Similarly, the Supreme Court of Colorado, sitting en banc in Bebo Construction Co. v. Matto & O'Brien, 990 P.2d 78 (Colo. 1999), noted that "an issue is necessarily adjudicated when a determination on that issue was necessary to a judgment." Id. at 86. A final determination of such an issue "precludes relitigation of that issue in subsequent actions." Id. at 84.

The Supreme Court of Connecticut refused to apply collateral estoppel in Conn. Nat. Bank v. Rytman, 694 A.2d 1246 (Conn. 1997). There, the court found that dismissal of RICO claims in a prior federal court action did not have preclusive effect. The court reasoned that the plaintiff was not collaterally estopped from raising claims in state court which were "based on quite different legal theories arising under civil statutes and common law." Id. at 1255.

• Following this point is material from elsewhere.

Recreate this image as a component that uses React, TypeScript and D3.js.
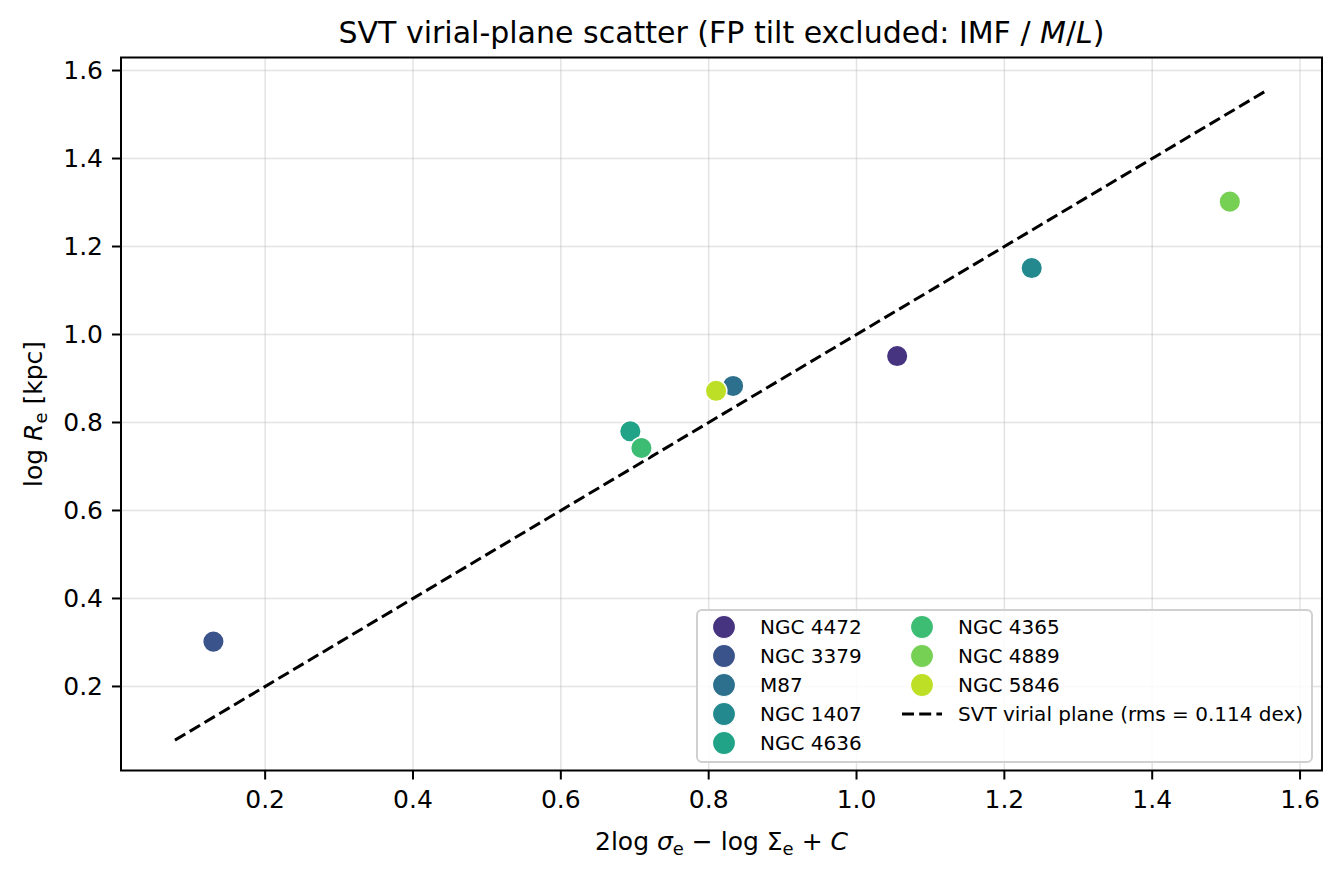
import React from "react";
import * as d3 from "d3";

const galaxies = ["NGC 4472", "NGC 3379", "M87", "NGC 1407", "NGC 4636", "NGC 4365", "NGC 4889", "NGC 5846"];
const xValues = [1.055, 0.130, 0.833, 1.237, 0.694, 0.709, 1.505, 0.810];
const yValues = [0.951, 0.302, 0.883, 1.151, 0.780, 0.742, 1.302, 0.872];
const lineX = [0.078, 1.556];
const ticks = [0.2, 0.4, 0.6, 0.8, 1.0, 1.2, 1.4, 1.6];

const W = 1340;
const H = 876;
const margin = { top: 57.5, right: 18, bottom: 105.5, left: 121 };
const font = "DejaVu Sans, sans-serif";
const dash = "12,5.2";

export default function App() {
  const innerW = W - margin.left - margin.right;
  const innerH = H - margin.top - margin.bottom;
  const x = d3.scaleLinear().domain([0.005, 1.6297]).range([0, innerW]);
  const y = d3.scaleLinear().domain([0.009, 1.6296]).range([innerH, 0]);
  const colors = galaxies.map((_, i) => d3.interpolateViridis(0.15 + (0.75 * i) / (galaxies.length - 1)));

  const fitLine = d3.line<number>().x((d) => x(d)).y((d) => y(d));

  const legendX = 697 - margin.left;
  const legendY = 610 - margin.top;
  const rowH = 29;
  const legendItems = [
    ...galaxies.map((g, i) => ({ label: g, color: colors[i], kind: "dot" })),
    { label: "SVT virial plane (rms = 0.114 dex)", color: "#000", kind: "line" },
  ];

  return (
    <svg width={W} height={H} style={{ position: "absolute", left: 0, top: 0, fontFamily: font }}>
      <rect width={W} height={H} fill="#fff" />
      <text x={margin.left + innerW / 2} y={43} textAnchor="middle" fontSize={30}>
        SVT virial-plane scatter (FP tilt excluded: IMF / <tspan fontStyle="italic">M</tspan>/<tspan fontStyle="italic">L</tspan>)
      </text>
      <g transform={`translate(${margin.left},${margin.top})`}>
        {ticks.map((t) => (
          <g key={"g" + t}>
            <line x1={x(t)} x2={x(t)} y1={0} y2={innerH} stroke="#b0b0b0" strokeOpacity={0.35} strokeWidth={1.5} />
            <line x1={0} x2={innerW} y1={y(t)} y2={y(t)} stroke="#b0b0b0" strokeOpacity={0.35} strokeWidth={1.5} />
          </g>
        ))}
        <path d={fitLine(lineX) || ""} fill="none" stroke="#000" strokeWidth={3} strokeDasharray={dash} />
        {galaxies.map((g, i) => (
          <circle key={g} cx={x(xValues[i])} cy={y(yValues[i])} r={10.8} fill={colors[i]} stroke="#fff" strokeWidth={1.5} />
        ))}
        <rect x={0} y={0} width={innerW} height={innerH} fill="none" stroke="#000" strokeWidth={2} />
        {ticks.map((t) => (
          <g key={"x" + t} transform={`translate(${x(t)},${innerH})`}>
            <line y2={9} stroke="#000" strokeWidth={2} />
            <text y={37} textAnchor="middle" fontSize={25}>{d3.format(".1f")(t)}</text>
          </g>
        ))}
        {ticks.map((t) => (
          <g key={"y" + t} transform={`translate(0,${y(t)})`}>
            <line x2={-9} stroke="#000" strokeWidth={2} />
            <text x={-18} dy="0.35em" textAnchor="end" fontSize={25}>{d3.format(".1f")(t)}</text>
          </g>
        ))}
        <g transform={`translate(${legendX},${legendY})`}>
          <rect x={0} y={0} width={615} height={152} rx={5} fill="#fff" fillOpacity={0.85} stroke="#d0d0d0" strokeWidth={2} />
          {legendItems.map((it, i) => {
            const col = i < 5 ? 0 : 1;
            const row = i < 5 ? i : i - 5;
            const cx = col === 0 ? 27 : 225;
            const cy = 17 + row * rowH;
            return (
              <g key={it.label}>
                {it.kind === "dot" ? (
                  <circle cx={cx} cy={cy} r={11.5} fill={it.color} stroke="#fff" strokeWidth={1.2} />
                ) : (
                  <line x1={cx - 20} x2={cx + 20} y1={cy} y2={cy} stroke="#000" strokeWidth={3} strokeDasharray={dash} />
                )}
                <text x={cx + 36} y={cy} dy="0.35em" fontSize={20}>{it.label}</text>
              </g>
            );
          })}
        </g>
      </g>
      <text x={margin.left + innerW / 2} y={850} textAnchor="middle" fontSize={25}>
        2log <tspan fontStyle="italic">σ</tspan><tspan fontSize={18} dy={5}>e</tspan><tspan dy={-5}> − log Σ</tspan><tspan fontSize={18} dy={5}>e</tspan><tspan dy={-5}> + </tspan><tspan fontStyle="italic">C</tspan>
      </text>
      <text transform={`translate(42,${margin.top + innerH / 2}) rotate(-90)`} textAnchor="middle" fontSize={25}>
        log <tspan fontStyle="italic">R</tspan><tspan fontSize={18} dy={5}>e</tspan><tspan dy={-5}> [kpc]</tspan>
      </text>
    </svg>
  );
}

Regarding the Business Corporation Law issue, the Pinnacle court noted that the result may have been different under the corporate laws of other states. As Pinnacle points out, both the Model Business Corporation Act § 721(b) and Delaware General Corporations Law § 160(c) contain similar prohibitions on cross-voting. In Italo Petroleum Corp. of Am. v. Producers' Oil Corp. of Am., 174 A. 276 (Del. Ch. 1934), the Court of Chancery of Delaware noted that the relevant statute "prevents the voting either directly or indirectly by a corporation of its own stock belonging to it." Id. at 289.